Aim of the exercise: Transcribe the lines below verbatim, skipping the images.

Supplied data:
++++++++

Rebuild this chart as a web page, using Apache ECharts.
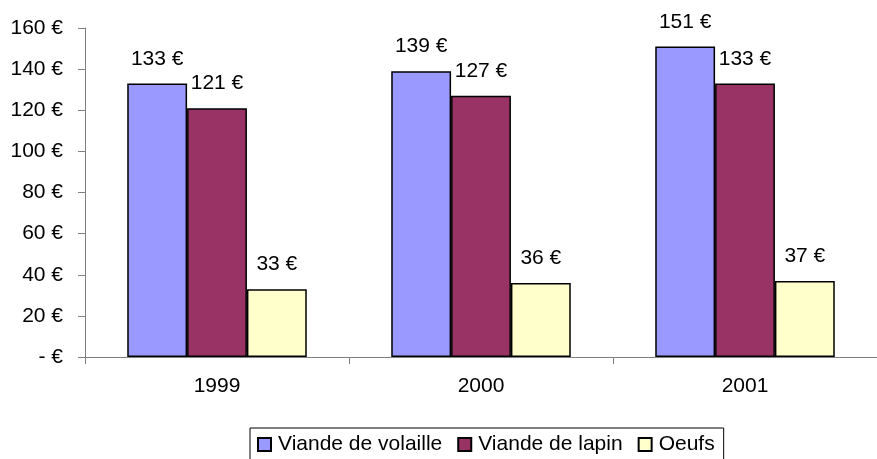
<!DOCTYPE html>
<html>
<head>
<meta charset="utf-8">
<script src="https://cdn.jsdelivr.net/npm/echarts@6/dist/echarts.min.js"></script>
<style>
  html, body { margin: 0; padding: 0; background: #ffffff; }
  #chart { width: 877px; height: 459px; }
</style>
</head>
<body>
<div id="chart"></div>
<script>
// Prix moyens par année
const years = ['1999', '2000', '2001'];
const volaille = [133, 139, 151];
const lapin = [121, 127, 133];
const oeufs = [33, 36, 37];
const seriesNames = ['Viande de volaille', 'Viande de lapin', 'Oeufs'];
const seriesColors = ['#9999FF', '#993366', '#FFFFCC'];
const yTicks = { min: 0, max: 160, interval: 20 };

const FONT = '"Liberation Sans", Arial, sans-serif';
const FONT_SIZE = 21;

function euro(v) {
  return v === 0 ? '- €' : v + ' €';
}

function barSeries(name, data, color) {
  return {
    name: name,
    type: 'bar',
    data: data,
    barGap: '0%',
    barCategoryGap: '32%',
    itemStyle: { color: color, borderColor: '#000000', borderWidth: 1.5 },
    label: {
      show: true,
      position: 'top',
      distance: 14,
      formatter: function (p) { return euro(p.value); },
      color: '#000000',
      fontFamily: FONT,
      fontSize: FONT_SIZE
    },
    emphasis: { disabled: true }
  };
}

const chart = echarts.init(document.getElementById('chart'), null, { renderer: 'canvas' });
chart.setOption({
  animation: false,
  backgroundColor: '#ffffff',
  grid: { left: 85, top: 28, right: -8, bottom: 102, containLabel: false },
  xAxis: {
    type: 'category',
    data: years,
    axisLine: { lineStyle: { color: '#808080', width: 1 } },
    axisTick: { show: true, alignWithLabel: false, length: 7, inside: false, lineStyle: { color: '#808080' } },
    axisLabel: { color: '#000000', fontFamily: FONT, fontSize: FONT_SIZE, margin: 19 }
  },
  yAxis: {
    type: 'value',
    min: yTicks.min,
    max: yTicks.max,
    interval: yTicks.interval,
    axisLine: { show: true, lineStyle: { color: '#808080', width: 1 } },
    axisTick: { show: true, length: 7, lineStyle: { color: '#808080' } },
    splitLine: { show: false },
    axisLabel: {
      color: '#000000', fontFamily: FONT, fontSize: FONT_SIZE, margin: 22,
      formatter: euro
    }
  },
  legend: {
    left: 250,
    top: 428,
    orient: 'horizontal',
    icon: 'rect',
    itemWidth: 13,
    itemHeight: 13,
    itemGap: 15,
    padding: [6, 9, 10, 7],
    borderColor: '#000000',
    borderWidth: 1,
    textStyle: { color: '#000000', fontFamily: FONT, fontSize: FONT_SIZE, padding: [0, 0, 0, 2] },
    data: seriesNames
  },
  series: [
    barSeries(seriesNames[0], volaille, seriesColors[0]),
    barSeries(seriesNames[1], lapin, seriesColors[1]),
    barSeries(seriesNames[2], oeufs, seriesColors[2])
  ]
});
</script>
</body>
</html>
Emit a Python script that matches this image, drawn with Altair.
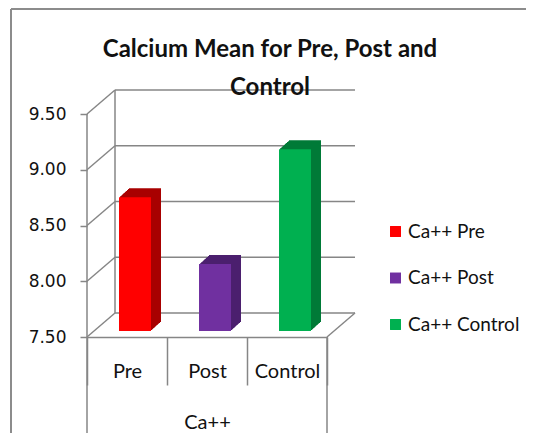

++++++++

Exercise output:
Rebuild this chart as a web page, using Apache ECharts.
<!DOCTYPE html>
<html>
<head>
<meta charset="utf-8">
<script src="https://cdn.jsdelivr.net/npm/echarts@6/dist/echarts.min.js"></script>
<style>
  html, body { margin: 0; padding: 0; background: #ffffff; }
  #chart { width: 877px; height: 459px; }
</style>
</head>
<body>
<div id="chart"></div>
<script>
// Prix moyens par année
const years = ['1999', '2000', '2001'];
const volaille = [133, 139, 151];
const lapin = [121, 127, 133];
const oeufs = [33, 36, 37];
const seriesNames = ['Viande de volaille', 'Viande de lapin', 'Oeufs'];
const seriesColors = ['#9999FF', '#993366', '#FFFFCC'];
const yTicks = { min: 0, max: 160, interval: 20 };

const FONT = '"Liberation Sans", Arial, sans-serif';
const FONT_SIZE = 21;

function euro(v) {
  return v === 0 ? '- €' : v + ' €';
}

function barSeries(name, data, color) {
  return {
    name: name,
    type: 'bar',
    data: data,
    barGap: '0%',
    barCategoryGap: '32%',
    itemStyle: { color: color, borderColor: '#000000', borderWidth: 1.5 },
    label: {
      show: true,
      position: 'top',
      distance: 14,
      formatter: function (p) { return euro(p.value); },
      color: '#000000',
      fontFamily: FONT,
      fontSize: FONT_SIZE
    },
    emphasis: { disabled: true }
  };
}

const chart = echarts.init(document.getElementById('chart'), null, { renderer: 'canvas' });
chart.setOption({
  animation: false,
  backgroundColor: '#ffffff',
  grid: { left: 85, top: 28, right: -8, bottom: 102, containLabel: false },
  xAxis: {
    type: 'category',
    data: years,
    axisLine: { lineStyle: { color: '#808080', width: 1 } },
    axisTick: { show: true, alignWithLabel: false, length: 7, inside: false, lineStyle: { color: '#808080' } },
    axisLabel: { color: '#000000', fontFamily: FONT, fontSize: FONT_SIZE, margin: 19 }
  },
  yAxis: {
    type: 'value',
    min: yTicks.min,
    max: yTicks.max,
    interval: yTicks.interval,
    axisLine: { show: true, lineStyle: { color: '#808080', width: 1 } },
    axisTick: { show: true, length: 7, lineStyle: { color: '#808080' } },
    splitLine: { show: false },
    axisLabel: {
      color: '#000000', fontFamily: FONT, fontSize: FONT_SIZE, margin: 22,
      formatter: euro
    }
  },
  legend: {
    left: 250,
    top: 428,
    orient: 'horizontal',
    icon: 'rect',
    itemWidth: 13,
    itemHeight: 13,
    itemGap: 15,
    padding: [6, 9, 10, 7],
    borderColor: '#000000',
    borderWidth: 1,
    textStyle: { color: '#000000', fontFamily: FONT, fontSize: FONT_SIZE, padding: [0, 0, 0, 2] },
    data: seriesNames
  },
  series: [
    barSeries(seriesNames[0], volaille, seriesColors[0]),
    barSeries(seriesNames[1], lapin, seriesColors[1]),
    barSeries(seriesNames[2], oeufs, seriesColors[2])
  ]
});
</script>
</body>
</html>
Emit a Python script that matches this image, drawn with Altair.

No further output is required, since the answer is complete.